Diversity in the workforce (too mild for the pit)

An email forward from my boss at work:

First of all, I’ve had it up to here…no, here, with “diversity” training. The only message I get out of these meetings is that straight white guys are not the only “types” in the workforce and that we straight white guys should maintain an awareness of the sensibilities and presence of thers who are unlike us. I. Just. Don’t. Care. aboutwhether or not you’ve got skin, let alone what color it is, who gets to rub it and what kind of genitalia it covers.

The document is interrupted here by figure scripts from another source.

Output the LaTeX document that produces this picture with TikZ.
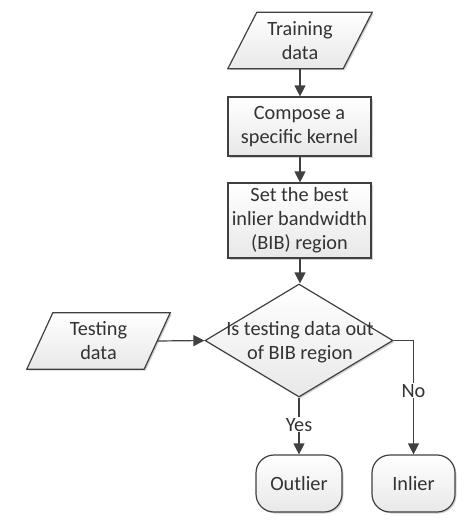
\documentclass[tikz,border=0pt]{standalone}
\usepackage{fontspec}
\setmainfont{Carlito}
\usetikzlibrary{shapes.geometric,arrows.meta,shadows}
\definecolor{lc}{HTML}{404040}
\definecolor{tc}{HTML}{333333}
\tikzset{
  shade box/.style={top color=white, bottom color=black!9, draw=lc, line width=1.2pt,
     drop shadow={shadow xshift=1.5pt, shadow yshift=-1.5pt, fill=black, opacity=0.18}},
  procbox/.style={shade box, rectangle, minimum width=143pt, inner sep=0pt, align=center, text=tc},
  iobox/.style={rectangle, minimum width=115pt, minimum height=56pt, inner sep=0pt, align=center, text=tc},
  termbox/.style={shade box, rectangle, rounded corners=18pt, minimum height=57pt, inner sep=0pt, align=center, text=tc},
  decbox/.style={shade box, diamond, minimum width=188pt, minimum height=113pt, aspect=1.66, inner sep=0pt},
  conn/.style={draw=lc, line width=1.2pt, -{Triangle[length=11pt,width=11pt]}},
  lbl/.style={fill=white, inner sep=1pt, text=tc}
}
\begin{document}
\begin{tikzpicture}[x=1pt,y=-1pt, font=\fontsize{20.3}{24}\selectfont]
\useasboundingbox (0,0) rectangle (470,527);
% training data
\node[iobox] (train) at (300,40.5) {};
\draw[shade box] ([xshift=14.5pt]train.north west) -- ([xshift=14.5pt]train.north east)
   -- ([xshift=-14.5pt]train.south east) -- ([xshift=-14.5pt]train.south west) -- cycle;
\node[iobox] (trainT) at (train.center) {Training\\data};
% compose
\node[procbox, minimum height=59pt] (comp) at (299.5,126.5) {Compose a\\specific kernel};
% set
\node[procbox, minimum height=75pt] (set) at (299.5,220.5) {Set the best\\inlier bandwidth\\(BIB) region};
% decision
\node[decbox] (dec) at (299,340.5) {};
\node[align=center, text=tc, inner sep=0pt] (decT) at (300,342) {Is testing data out\\of BIB region};
% testing data
\node[iobox, minimum width=117pt] (test) at (98.5,341) {};
\draw[shade box] ([xshift=13pt]test.north west) -- ([xshift=13pt]test.north east)
   -- ([xshift=-13pt]test.south east) -- ([xshift=-13pt]test.south west) -- cycle;
\node[iobox] (testT) at (test.center) {Testing\\data};
% terminators
\node[termbox, minimum width=86pt] (out) at (299,483.5) {Outlier};
\node[termbox, minimum width=83pt] (in) at (413.5,483.5) {Inlier};
% connectors
\draw[conn] (train.south) -- (train.south |- comp.north);
\draw[conn] (comp.south -| train.south) -- (train.south |- set.north);
\draw[conn] (set.south -| train.south) -- (train.south |- dec.north);
\draw[conn] (test.east) -- (dec.west);
\draw[conn] (dec.south) -- node[lbl, pos=0.48] (yes) {Yes} (dec.south |- out.north);
\draw[conn] (dec.east) -| node[lbl, pos=0.72] (no) {No} (in.north);
\end{tikzpicture}
\end{document}
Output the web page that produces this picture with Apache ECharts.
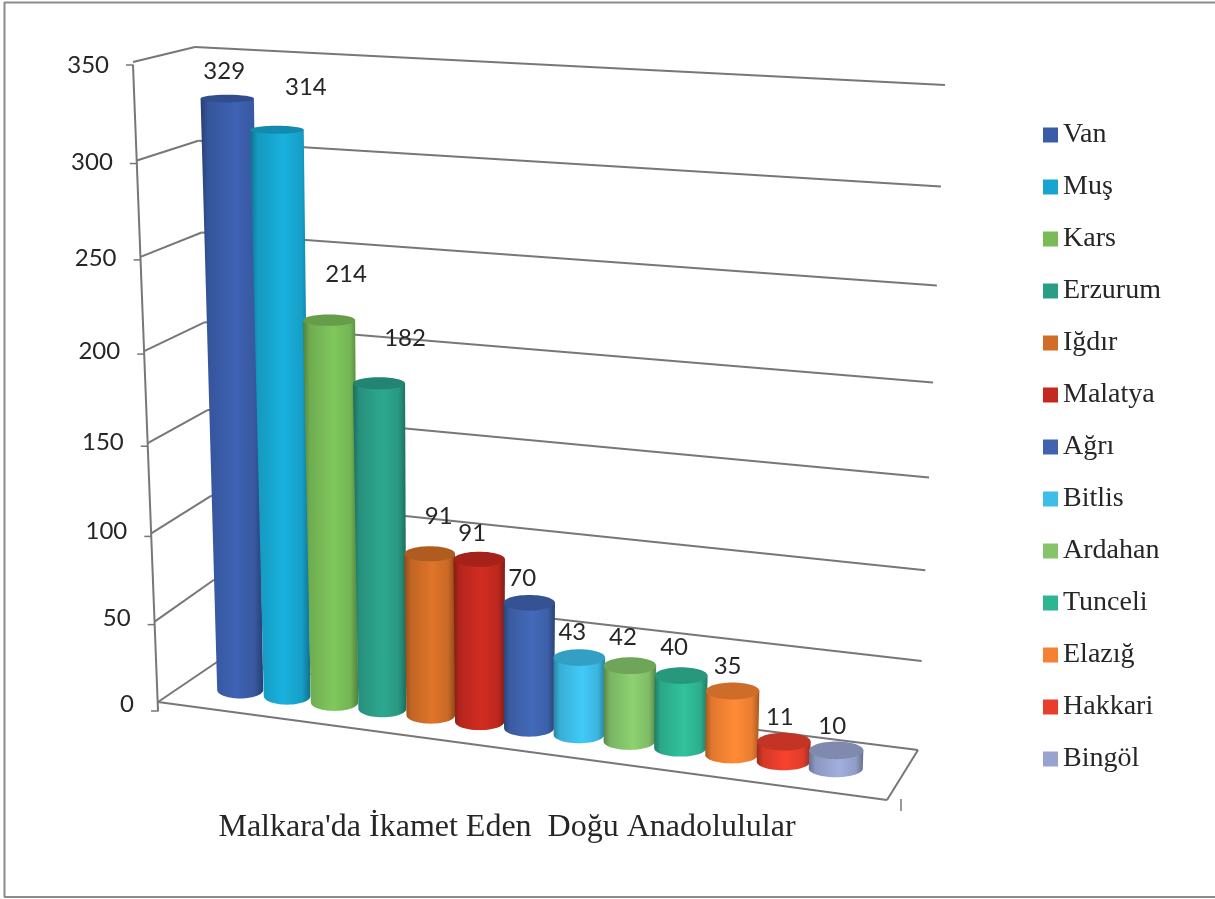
<!DOCTYPE html>
<html><head><meta charset="utf-8">
<style>html,body{margin:0;padding:0;background:#fff}#c{width:1215px;height:899px}</style>
<script src="https://cdn.jsdelivr.net/npm/echarts@6/dist/echarts.min.js"></script>
</head><body><div id="c"></div>
<script>
const provinces = ['Van','Muş','Kars','Erzurum','Iğdır','Malatya','Ağrı','Bitlis','Ardahan','Tunceli','Elazığ','Hakkari','Bingöl'];
const residents = [329,314,214,182,91,91,70,43,42,40,35,11,10];
const barColors = ['#3a5ca8','#17a5cf','#78bb57','#2a9d87','#d16d27','#c4291f','#3f63ae','#3dbde8','#84c46a','#2eb592','#f58232','#e83e2b','#97a4cf'];
const valueTicks = [0,50,100,150,200,250,300,350];
const chartTitle = "Malkara'da İkamet Eden  Doğu Anadolulular";
const labelNudge = [[-3,-27],[29,-43],[17,-46],[26,-45],[9,-37],[-7,-26],[-7,-25],[-7,-25],[-7,-28],[-7,-28],[-5,-25],[-4,-24],[-4,-24]];

const GRID = {left:200,top:100,width:650,height:600};
const lerp=(a,b,k)=>a+(b-a)*k;
const lerp2=(p,q,k)=>[lerp(p[0],q[0],k),lerp(p[1],q[1],k)];
// vertical perspective: spacing grows with height
const persp=t=>t/(1+0.08*(1-t));
const perspBar=t=>t/(1+0.055*(1-t));
// box corners (floor/ceiling, front/back, left/right)
const W={fl0:[158,702],fr0:[887,800],bl0:[217,662],br0:[918,750],bl1:[195,47],br1:[945,85],fl1:[133,65]};
const M={l0:[187.5,683],r0:[902.5,777.5],l1:[171,56],r1:[922,94]};
function gridPos(c){return {gx:(c[0]-GRID.left)/GRID.width,t:(GRID.top+GRID.height-c[1])/GRID.height};}
function barU(gx){const g=(gx-0.5/13)/(12/13);return 0.0737+0.833*(0.94*g+0.06*g*g);}
function barPoint(U,t){const v=perspBar(t);return lerp2(lerp2(M.l0,M.r0,U),lerp2(M.l1,M.r1,U),v);}
function shade(hex,f){
  const n=parseInt(hex.slice(1),16);
  const c=[n>>16&255,n>>8&255,n&255].map(x=>Math.min(255,Math.round(x*f)));
  return 'rgb('+c.join(',')+')';
}

function renderBar(params,api){
  const i=api.value(0),val=api.value(1);
  const top=gridPos(api.coord([i,val])),U=barU(top.gx),t=top.t;
  const B=barPoint(U,0),T=barPoint(U,t);
  const g=(top.gx-0.5/13)/(12/13);
  const r0=23+4*g, rT=r0*(1+0.17*perspBar(t));
  const ryB=8.5, ryT=9-5.5*t;
  const col=barColors[i];
  const pts=[[T[0]-rT,T[1]],[T[0]+rT,T[1]]];
  for(let k=0;k<=28;k++){const a=Math.PI*k/28;pts.push([B[0]+r0*Math.cos(a),B[1]+ryB*Math.sin(a)]);}
  const grad=new echarts.graphic.LinearGradient(0,0,1,0,[
    {offset:0,color:shade(col,0.68)},{offset:0.12,color:shade(col,0.92)},{offset:0.55,color:shade(col,1.07)},
    {offset:0.86,color:shade(col,0.96)},{offset:1,color:shade(col,0.68)}]);
  const nudge=labelNudge[i];
  return {type:'group',children:[
    {type:'polygon',shape:{points:pts},style:{fill:grad}},
    {type:'ellipse',shape:{cx:T[0],cy:T[1],rx:rT,ry:ryT},style:{fill:shade(col,0.84)}},
    {type:'text',z2:100,style:{text:String(val),x:T[0]+nudge[0],y:T[1]+nudge[1],fill:'#262626',
      fontFamily:'Lato',fontSize:24,align:'center',verticalAlign:'middle'}}
  ]};
}
const stroke={stroke:'#777777',lineWidth:2};
function seg(a,b,st){return {type:'line',shape:{x1:a[0],y1:a[1],x2:b[0],y2:b[1]},style:st||stroke};}
function renderWall(params,api){
  const tick=api.value(1),t=gridPos(api.coord([0,tick])).t,v=persp(t);
  const back0=lerp2(W.bl0,W.bl1,v),backR=lerp2(W.br0,W.br1,v);
  const axisP=lerp2([158,711],[133,65],v);
  const front=tick===0?W.fl0:[axisP[0],axisP[1]-3];
  const kids=[seg(front,back0),seg(back0,backR),seg([axisP[0]-7,axisP[1]],[axisP[0]+0.5,axisP[1]],{stroke:'#777777',lineWidth:1.5}),
    {type:'text',style:{text:String(tick),x:axisP[0]-24,y:axisP[1]-7*(1-t),fill:'#262626',fontFamily:'Lato',fontSize:24,align:'right',verticalAlign:'middle'}}];
  if(tick===0){
    kids.push(seg(W.fl0,W.fr0),seg(W.fr0,W.br0),seg([158,711],[133,65]),seg([901,799],[901,811],{stroke:'#777777',lineWidth:1.5}));
  }
  return {type:'group',children:kids};
}
const series=[{type:'custom',name:'walls',silent:true,z:1,clip:false,renderItem:renderWall,
  data:valueTicks.map(v=>[0,v]),encode:{x:0,y:1}}];
provinces.forEach((p,i)=>series.push({type:'custom',name:p,silent:true,z:2,clip:false,renderItem:renderBar,
  itemStyle:{color:barColors[i]},data:[[i,residents[i]]],encode:{x:0,y:1}}));
const chart=echarts.init(document.getElementById('c'),null,{renderer:'canvas'});
chart.setOption({
  animation:false,backgroundColor:'#fff',
  grid:{left:GRID.left,top:GRID.top,width:GRID.width,height:GRID.height,show:false},
  xAxis:{type:'category',data:provinces,show:false},
  yAxis:{type:'value',min:0,max:350,interval:50,show:false},
  title:{text:chartTitle,left:502,top:807,textAlign:'center',textStyle:{fontFamily:'Liberation Serif',fontSize:32,fontWeight:'normal',color:'#262626'}},
  legend:{data:provinces,orient:'vertical',left:1038,top:116,icon:'rect',itemWidth:15,itemHeight:15,itemGap:24,
    textStyle:{fontFamily:'Liberation Serif',fontSize:28,color:'#262626'},selectedMode:false},
  graphic:[
    {type:'line',shape:{x1:4,y1:2.5,x2:1215,y2:2.5},style:{stroke:'#8c8c8c',lineWidth:2}},
    {type:'line',shape:{x1:4.5,y1:2,x2:4.5,y2:897},style:{stroke:'#8c8c8c',lineWidth:2}},
    {type:'line',shape:{x1:4,y1:897,x2:1215,y2:897},style:{stroke:'#8c8c8c',lineWidth:2}}
  ],
  series
});
</script></body></html>
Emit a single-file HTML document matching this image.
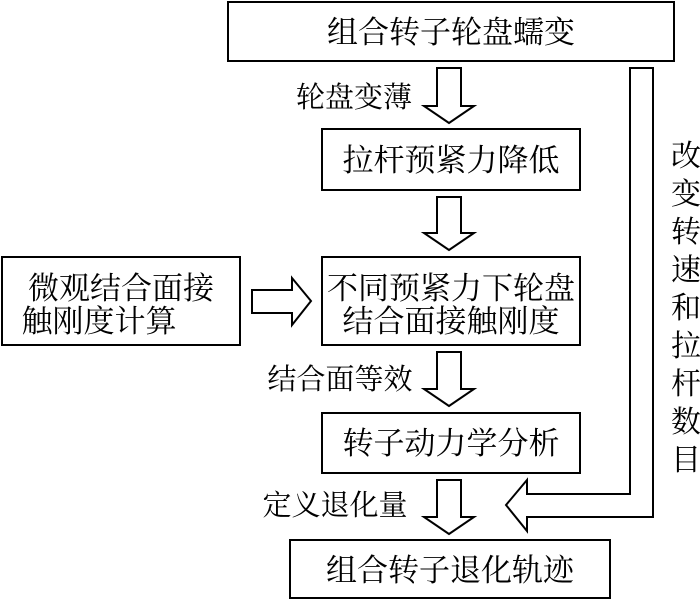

Second, I’m a lot different from most of my coworkers. I’m not allowed to be who I really am because that would be career suicide. Inclusion, indeed. So what am I supposed to bring to this meeting that represents something important to me and my world? My first thoughts are to bring in a dollar. Because nobody at work would ever see me if not for the money. Alternatively I was going to bring in a large green rock, say it’s kryptonite, and explain that it’s very important to the people on my world because it keeps the marauding supers at bay. I have 30 minutes to come up with something. I’m strongly considering a mirror. If anyone asks I’ll explain it’s because I don’t get to be me so I have to be everyone else I see. When people look at me they see what they want, what’s familiar and have no idea what is going on under the surface.

I thought Show and Tell was supposed to end when we left elementary school.

Just pick something trivial that will fit the spirit of the discussion. Don’t suicide your career with something witty.

If I can’t come up with something else:

I brought my body in to work today.

I am not my body, it represents me. The way I dress it, feed it, groom it and direct its actions are all reflections of my will. Without my body, I am unable to act in any meaningful way within your world or share mine with you.

It’s kind of hard for us to suggest something appropriate with no idea what you mean by;

“I’m not allowed to be who I really am because that would be career suicide.”

Gay? Transsexual? Foot fetish? Felon? Fundamentalist Christian? Muslim? Gangster? Polygamist?

Give us some kind of hint if you want our help. After all we’re not where you work and it won’t be suicide, this is a place where it won’t matter.

My thoughts exactly. You can make a point at this meeting if you want, but seeing as you’ve spent your life pretending to be something you’re not to get where you’re at, now isn’t the time.

And keep in mind that your boss likely thinks that these meetings are as stupid as you do. It’s a matter of showing non-liability in case a so-called walking lawsuit decides to sue the company.

Bring in a large meat cleaver, and sit silently, stroking it.

Remember all that BS I said about not making a point? To hell with that, do this.

This is a loyalty test. The short notice is part of the test. How much buffoonery will you swallow for your company? Do you love diversity enough to join in and be exactly like everyone else or will you be the person who has to be “different” in the diversity class? How much irony can you take before you crack?

I want to suggest you bring something absurd but really, you should bring a family picture or something sappy. Enjoy the sillyness of the exercise.

The H/R exercises are just attempts to cover themselves in case of a lawsuit H/R can show the courts that they don’t follow a pattern. One of the key things to proving a case of sexual harrassment or harrassment in general (creating a hostile working environment) is that the hostility must be methodically applied.

Trainging like this breaks that cycle. It doesn’t matter whether it’s effective or not you just have to show it was not on purpose. Which this would do.

So just do what they ask and “wear it” for a hour or so, then go back to your job. Especially in today’s job market, there’s a time to fight your battles and this isn’t it.

One thing in common with all those choices - they all distrust an atheist. That’s something I don’t ever admit to in the workplace.

He’s an Avatar and it’s Na’vi diversity training day.

I have brought a cup of WATER. It is important to my world, because life would not exist without it.

I too want to know what you are that is so different.

But this is a really really stupid thing. If I wanted to talk about said important thing I would have already. I’d wear my Om pendant, which my grandmother gave me, but I wouldn’t want to sit in a circle or something and talk about it. Shoot me.

You mean the cleaver, I hope. :wink:

Edit the crappy email and say that good writing is important to your world.

Walk in naked and tell them you’re a nudist.

**
This would require your team and yourself to bring one item representing something important to you and/or your world.**

Bring a globe, tell them you’re from Earth and that you come in peace.

The suckup response that management would love to see would be a picture of your family.

Wasn’t there a thread the other day about masturbation and ice cream?

But, that’s two things, so you would have to choose. The ice cream would melt before you got the to meeting.

I am. However, I figured out all by myself that is one bit of diversity that I am better off not sharing in the workplace. There is nothing to be gained by pointing out the company’s insincerity in this matter.